After changes by chancellor George Osborne to the Bank of England financial services bill were introduced, the banking sector sighed in relief. The treasury got rid of the reverse burden of proof section in the bill, which would have meant that senior managers needed to present their own evidence to prove innocence.
The bill, which will now affect the whole financial services sector, is expected to become active from early 2016. With London being the financial hub of the world, it is no wonder that the UK governments banking regulations are so closely watched. However, as the country is still part of the EU, international laws are creeping into the City, and banks better be ready for it.

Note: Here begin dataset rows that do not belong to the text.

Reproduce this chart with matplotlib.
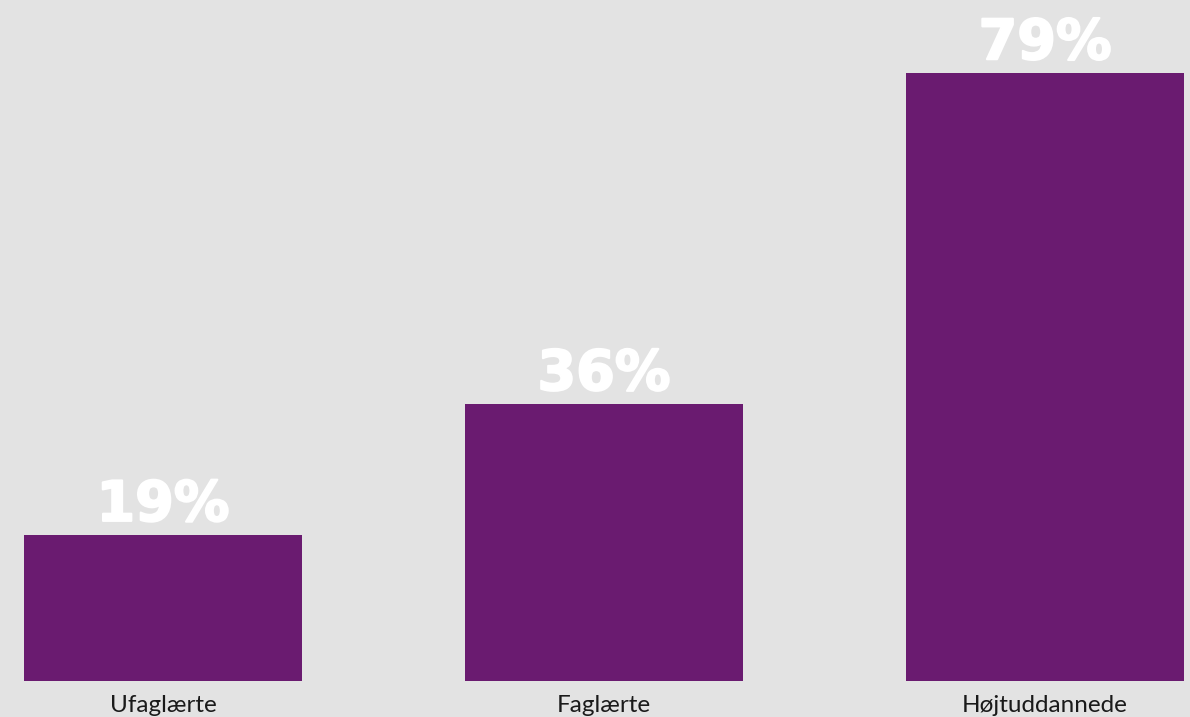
import matplotlib
matplotlib.use("Agg")
import matplotlib.pyplot as plt
import matplotlib.patheffects as pe

categories = ["Ufaglærte", "Faglærte", "Højtuddannede"]
values = [19, 36, 79]
value_labels = ["19%", "36%", "79%"]

BG = "#e3e3e3"
BAR = "#6a1b70"

W, H = 1190, 717
fig = plt.figure(figsize=(W / 100, H / 100), dpi=100, facecolor=BG)
ax = fig.add_axes([24 / W, (H - 681) / H, 1160 / W, 681 / H])
ax.set_facecolor(BG)

x = list(range(len(categories)))
ax.bar(x, values, width=0.63, color=BAR)
ax.set_xlim(-0.315, 2.315)
ax.set_ylim(0, 88.5)

for xi, v, lab in zip(x, values, value_labels):
    ax.annotate(lab, (xi, v), xytext=(0, 10), textcoords="offset points",
                ha="center", va="baseline", color="white",
                fontsize=40, fontweight="bold", family=["DejaVu Sans"],
                path_effects=[pe.withStroke(linewidth=1.5, foreground="white")])

ax.set_xticks(x)
ax.set_xticklabels(categories, fontsize=17.5, color="#1a1a1a",
                   family=["Lato", "DejaVu Sans"])
ax.tick_params(axis="x", length=0, pad=10)
ax.set_yticks([])
for s in ax.spines.values():
    s.set_visible(False)

fig.savefig("out.png", dpi=100, facecolor=BG)
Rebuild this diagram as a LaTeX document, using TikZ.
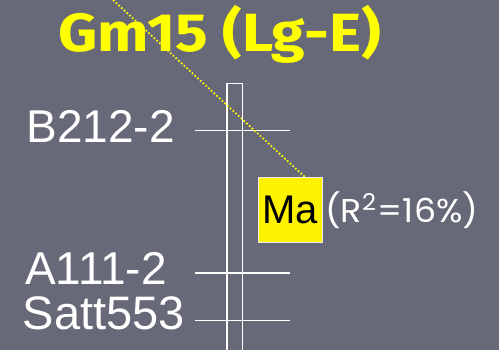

The European Union has only recently let the drink dry on a bill called MiFID II, which, you guessed it, is replacing MiFID I. MiFID II (Markets in Financial Instruments Directive) will also apply to the whole financial services sector, and especially storing data and communication records is likely to be a challenge.
Firms will need to start planning for the changes ahead of the finalisation of the EU implementing legislation, the Financial Conduct Authority is already alarming banks on its website. The piece of legislation was announced in early 2014, but the last amendments were made in September. MiFID is set to be active from January 2017, and there are concerns on whether banks are ready for it.
MiFID II is a different structure than MiFID I, Robert Powell, global head of compliance at Etrali Trading Solutions, said. Where MiFID I was based on a voluntary basis, and served as advice rather than anything significant, the amended version will have a big impact on the sector
It will encompass everybody and it has been agreed on a technical level so its a totally different raft of legislation that was pushed through after the financial crisis in light of some of the things that happen like libor and the FX rates [rigging], Powell said.
MiFID II demands stronger protection for investors and clients assets from banks. As with any regulator urging for low-risk banking, the EU demands stronger protection for investor and clients assets from banks with MiFID II. In addition, the legislation sets out clear rules regarding transparency of costs and charges for customers as well as the way a bank deals with bonds, derivatives and other non-equity instruments.
However, banks are thought to be more worried about the way their data is stored. MiFID II dedicates a tough section of its rules to the recording of conversations, which will see banks forced to record almost every interaction that could possibly lead to a transaction.
If you look at the record-keeping requirement for most of the member states, they already have quite a lot of very very powerful rules in place to have the banks and financial organisations store data, Powell said. This is a change that allows regulators to have that data stored for up to seven years. It also allows them to conduct monitoring surveillance and it requires banks to do so and that will have some interesting effects on the European traders.
Up until now, almost all banks outside of the UK and the EU have not been doing any monitoring surveillance because of the European surveillance act and its ramifications, according to Powell.
The stricter rules regarding transparency and customer service make MiFID II something banks have to prepare for, but the complete turnaround in terms of communications data storage might be their biggest challenge. They have until January 2017 to prepare and it unlikely to turn into a smooth ride.